* START *
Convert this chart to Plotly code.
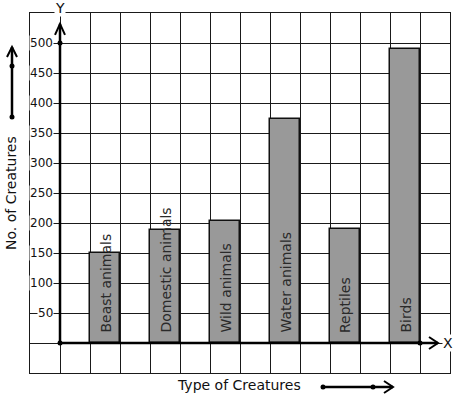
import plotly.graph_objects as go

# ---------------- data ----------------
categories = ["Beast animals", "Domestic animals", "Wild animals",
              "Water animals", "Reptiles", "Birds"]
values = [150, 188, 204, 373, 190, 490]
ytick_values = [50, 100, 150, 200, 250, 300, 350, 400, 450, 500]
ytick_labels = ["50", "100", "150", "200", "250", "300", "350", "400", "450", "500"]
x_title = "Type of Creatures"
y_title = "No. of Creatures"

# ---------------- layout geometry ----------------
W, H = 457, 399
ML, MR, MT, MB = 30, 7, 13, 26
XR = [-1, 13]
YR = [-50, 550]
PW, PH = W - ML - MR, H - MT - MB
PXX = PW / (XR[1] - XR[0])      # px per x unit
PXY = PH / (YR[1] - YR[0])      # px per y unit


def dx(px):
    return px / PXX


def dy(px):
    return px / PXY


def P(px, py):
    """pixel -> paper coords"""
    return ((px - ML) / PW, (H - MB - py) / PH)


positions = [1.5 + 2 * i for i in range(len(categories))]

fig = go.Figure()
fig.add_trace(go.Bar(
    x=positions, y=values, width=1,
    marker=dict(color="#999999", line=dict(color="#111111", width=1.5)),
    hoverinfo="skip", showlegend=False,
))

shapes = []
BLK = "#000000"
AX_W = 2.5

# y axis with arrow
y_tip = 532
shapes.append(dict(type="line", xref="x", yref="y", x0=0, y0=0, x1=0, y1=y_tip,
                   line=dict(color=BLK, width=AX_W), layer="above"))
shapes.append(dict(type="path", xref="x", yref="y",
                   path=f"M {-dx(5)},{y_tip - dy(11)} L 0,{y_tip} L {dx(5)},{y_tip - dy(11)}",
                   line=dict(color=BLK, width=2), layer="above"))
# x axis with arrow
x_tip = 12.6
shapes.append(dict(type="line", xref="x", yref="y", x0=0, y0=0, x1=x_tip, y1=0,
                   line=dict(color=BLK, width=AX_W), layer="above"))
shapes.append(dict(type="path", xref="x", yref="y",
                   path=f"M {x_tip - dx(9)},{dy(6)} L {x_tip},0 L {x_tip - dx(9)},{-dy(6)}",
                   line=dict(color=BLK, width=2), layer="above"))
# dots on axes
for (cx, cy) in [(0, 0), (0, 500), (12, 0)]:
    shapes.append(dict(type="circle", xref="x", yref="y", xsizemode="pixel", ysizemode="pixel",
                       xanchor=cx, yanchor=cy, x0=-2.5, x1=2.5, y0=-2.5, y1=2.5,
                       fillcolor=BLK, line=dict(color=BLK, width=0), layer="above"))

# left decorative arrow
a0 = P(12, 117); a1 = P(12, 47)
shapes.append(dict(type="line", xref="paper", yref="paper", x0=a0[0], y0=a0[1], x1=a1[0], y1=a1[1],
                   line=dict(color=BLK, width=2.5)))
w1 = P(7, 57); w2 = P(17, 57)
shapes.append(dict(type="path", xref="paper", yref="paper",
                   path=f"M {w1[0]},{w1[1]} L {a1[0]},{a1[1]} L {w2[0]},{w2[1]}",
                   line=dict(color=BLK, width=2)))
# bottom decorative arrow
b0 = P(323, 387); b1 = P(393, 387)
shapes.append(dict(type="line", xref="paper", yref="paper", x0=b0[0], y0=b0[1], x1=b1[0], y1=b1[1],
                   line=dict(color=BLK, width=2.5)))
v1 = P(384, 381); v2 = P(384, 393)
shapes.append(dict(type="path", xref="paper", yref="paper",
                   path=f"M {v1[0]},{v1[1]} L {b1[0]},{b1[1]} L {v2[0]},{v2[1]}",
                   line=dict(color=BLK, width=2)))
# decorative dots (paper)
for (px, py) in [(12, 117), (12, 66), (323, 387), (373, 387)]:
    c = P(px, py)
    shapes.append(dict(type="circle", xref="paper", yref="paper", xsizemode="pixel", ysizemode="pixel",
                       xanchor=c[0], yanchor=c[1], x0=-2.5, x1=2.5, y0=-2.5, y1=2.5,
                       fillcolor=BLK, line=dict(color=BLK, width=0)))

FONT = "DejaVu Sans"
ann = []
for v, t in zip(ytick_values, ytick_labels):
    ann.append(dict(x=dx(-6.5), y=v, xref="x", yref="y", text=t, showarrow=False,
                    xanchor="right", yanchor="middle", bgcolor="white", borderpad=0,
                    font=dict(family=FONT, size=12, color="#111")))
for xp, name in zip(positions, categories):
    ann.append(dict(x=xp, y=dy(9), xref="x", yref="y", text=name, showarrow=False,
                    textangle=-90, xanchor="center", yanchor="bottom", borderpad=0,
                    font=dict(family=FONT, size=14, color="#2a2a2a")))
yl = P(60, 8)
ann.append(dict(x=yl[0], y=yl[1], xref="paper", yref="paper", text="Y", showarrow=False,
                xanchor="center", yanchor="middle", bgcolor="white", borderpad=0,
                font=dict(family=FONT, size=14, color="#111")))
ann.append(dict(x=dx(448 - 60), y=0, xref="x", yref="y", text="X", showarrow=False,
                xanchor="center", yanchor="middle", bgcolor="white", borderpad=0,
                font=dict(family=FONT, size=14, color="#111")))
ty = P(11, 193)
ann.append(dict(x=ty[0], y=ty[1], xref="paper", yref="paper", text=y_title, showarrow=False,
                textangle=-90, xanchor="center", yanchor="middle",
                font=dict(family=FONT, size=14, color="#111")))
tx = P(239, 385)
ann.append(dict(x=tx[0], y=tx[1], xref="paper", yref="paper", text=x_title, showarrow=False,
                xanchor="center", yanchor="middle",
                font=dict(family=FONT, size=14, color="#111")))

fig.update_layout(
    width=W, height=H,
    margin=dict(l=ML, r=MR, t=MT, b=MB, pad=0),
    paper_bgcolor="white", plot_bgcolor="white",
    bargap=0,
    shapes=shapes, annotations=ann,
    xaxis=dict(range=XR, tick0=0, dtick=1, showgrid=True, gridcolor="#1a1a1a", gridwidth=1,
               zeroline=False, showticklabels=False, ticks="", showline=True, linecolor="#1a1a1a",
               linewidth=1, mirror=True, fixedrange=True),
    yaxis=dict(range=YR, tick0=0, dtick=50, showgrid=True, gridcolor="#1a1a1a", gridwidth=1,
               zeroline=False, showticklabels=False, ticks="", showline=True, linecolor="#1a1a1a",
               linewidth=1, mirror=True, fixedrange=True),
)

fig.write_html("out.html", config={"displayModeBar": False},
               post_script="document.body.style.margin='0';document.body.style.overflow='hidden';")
* END *
## GOAL
Quote all the lines above exactly as given. Do not include the pictures.

## EXPECTED ANSWER
Convert this chart to Plotly code.
import plotly.graph_objects as go

# ---------------- data ----------------
categories = ["Beast animals", "Domestic animals", "Wild animals",
              "Water animals", "Reptiles", "Birds"]
values = [150, 188, 204, 373, 190, 490]
ytick_values = [50, 100, 150, 200, 250, 300, 350, 400, 450, 500]
ytick_labels = ["50", "100", "150", "200", "250", "300", "350", "400", "450", "500"]
x_title = "Type of Creatures"
y_title = "No. of Creatures"

# ---------------- layout geometry ----------------
W, H = 457, 399
ML, MR, MT, MB = 30, 7, 13, 26
XR = [-1, 13]
YR = [-50, 550]
PW, PH = W - ML - MR, H - MT - MB
PXX = PW / (XR[1] - XR[0])      # px per x unit
PXY = PH / (YR[1] - YR[0])      # px per y unit


def dx(px):
    return px / PXX


def dy(px):
    return px / PXY


def P(px, py):
    """pixel -> paper coords"""
    return ((px - ML) / PW, (H - MB - py) / PH)


positions = [1.5 + 2 * i for i in range(len(categories))]

fig = go.Figure()
fig.add_trace(go.Bar(
    x=positions, y=values, width=1,
    marker=dict(color="#999999", line=dict(color="#111111", width=1.5)),
    hoverinfo="skip", showlegend=False,
))

shapes = []
BLK = "#000000"
AX_W = 2.5

# y axis with arrow
y_tip = 532
shapes.append(dict(type="line", xref="x", yref="y", x0=0, y0=0, x1=0, y1=y_tip,
                   line=dict(color=BLK, width=AX_W), layer="above"))
shapes.append(dict(type="path", xref="x", yref="y",
                   path=f"M {-dx(5)},{y_tip - dy(11)} L 0,{y_tip} L {dx(5)},{y_tip - dy(11)}",
                   line=dict(color=BLK, width=2), layer="above"))
# x axis with arrow
x_tip = 12.6
shapes.append(dict(type="line", xref="x", yref="y", x0=0, y0=0, x1=x_tip, y1=0,
                   line=dict(color=BLK, width=AX_W), layer="above"))
shapes.append(dict(type="path", xref="x", yref="y",
                   path=f"M {x_tip - dx(9)},{dy(6)} L {x_tip},0 L {x_tip - dx(9)},{-dy(6)}",
                   line=dict(color=BLK, width=2), layer="above"))
# dots on axes
for (cx, cy) in [(0, 0), (0, 500), (12, 0)]:
    shapes.append(dict(type="circle", xref="x", yref="y", xsizemode="pixel", ysizemode="pixel",
                       xanchor=cx, yanchor=cy, x0=-2.5, x1=2.5, y0=-2.5, y1=2.5,
                       fillcolor=BLK, line=dict(color=BLK, width=0), layer="above"))

# left decorative arrow
a0 = P(12, 117); a1 = P(12, 47)
shapes.append(dict(type="line", xref="paper", yref="paper", x0=a0[0], y0=a0[1], x1=a1[0], y1=a1[1],
                   line=dict(color=BLK, width=2.5)))
w1 = P(7, 57); w2 = P(17, 57)
shapes.append(dict(type="path", xref="paper", yref="paper",
                   path=f"M {w1[0]},{w1[1]} L {a1[0]},{a1[1]} L {w2[0]},{w2[1]}",
                   line=dict(color=BLK, width=2)))
# bottom decorative arrow
b0 = P(323, 387); b1 = P(393, 387)
shapes.append(dict(type="line", xref="paper", yref="paper", x0=b0[0], y0=b0[1], x1=b1[0], y1=b1[1],
                   line=dict(color=BLK, width=2.5)))
v1 = P(384, 381); v2 = P(384, 393)
shapes.append(dict(type="path", xref="paper", yref="paper",
                   path=f"M {v1[0]},{v1[1]} L {b1[0]},{b1[1]} L {v2[0]},{v2[1]}",
                   line=dict(color=BLK, width=2)))
# decorative dots (paper)
for (px, py) in [(12, 117), (12, 66), (323, 387), (373, 387)]:
    c = P(px, py)
    shapes.append(dict(type="circle", xref="paper", yref="paper", xsizemode="pixel", ysizemode="pixel",
                       xanchor=c[0], yanchor=c[1], x0=-2.5, x1=2.5, y0=-2.5, y1=2.5,
                       fillcolor=BLK, line=dict(color=BLK, width=0)))

FONT = "DejaVu Sans"
ann = []
for v, t in zip(ytick_values, ytick_labels):
    ann.append(dict(x=dx(-6.5), y=v, xref="x", yref="y", text=t, showarrow=False,
                    xanchor="right", yanchor="middle", bgcolor="white", borderpad=0,
                    font=dict(family=FONT, size=12, color="#111")))
for xp, name in zip(positions, categories):
    ann.append(dict(x=xp, y=dy(9), xref="x", yref="y", text=name, showarrow=False,
                    textangle=-90, xanchor="center", yanchor="bottom", borderpad=0,
                    font=dict(family=FONT, size=14, color="#2a2a2a")))
yl = P(60, 8)
ann.append(dict(x=yl[0], y=yl[1], xref="paper", yref="paper", text="Y", showarrow=False,
                xanchor="center", yanchor="middle", bgcolor="white", borderpad=0,
                font=dict(family=FONT, size=14, color="#111")))
ann.append(dict(x=dx(448 - 60), y=0, xref="x", yref="y", text="X", showarrow=False,
                xanchor="center", yanchor="middle", bgcolor="white", borderpad=0,
                font=dict(family=FONT, size=14, color="#111")))
ty = P(11, 193)
ann.append(dict(x=ty[0], y=ty[1], xref="paper", yref="paper", text=y_title, showarrow=False,
                textangle=-90, xanchor="center", yanchor="middle",
                font=dict(family=FONT, size=14, color="#111")))
tx = P(239, 385)
ann.append(dict(x=tx[0], y=tx[1], xref="paper", yref="paper", text=x_title, showarrow=False,
                xanchor="center", yanchor="middle",
                font=dict(family=FONT, size=14, color="#111")))

fig.update_layout(
    width=W, height=H,
    margin=dict(l=ML, r=MR, t=MT, b=MB, pad=0),
    paper_bgcolor="white", plot_bgcolor="white",
    bargap=0,
    shapes=shapes, annotations=ann,
    xaxis=dict(range=XR, tick0=0, dtick=1, showgrid=True, gridcolor="#1a1a1a", gridwidth=1,
               zeroline=False, showticklabels=False, ticks="", showline=True, linecolor="#1a1a1a",
               linewidth=1, mirror=True, fixedrange=True),
    yaxis=dict(range=YR, tick0=0, dtick=50, showgrid=True, gridcolor="#1a1a1a", gridwidth=1,
               zeroline=False, showticklabels=False, ticks="", showline=True, linecolor="#1a1a1a",
               linewidth=1, mirror=True, fixedrange=True),
)

fig.write_html("out.html", config={"displayModeBar": False},
               post_script="document.body.style.margin='0';document.body.style.overflow='hidden';")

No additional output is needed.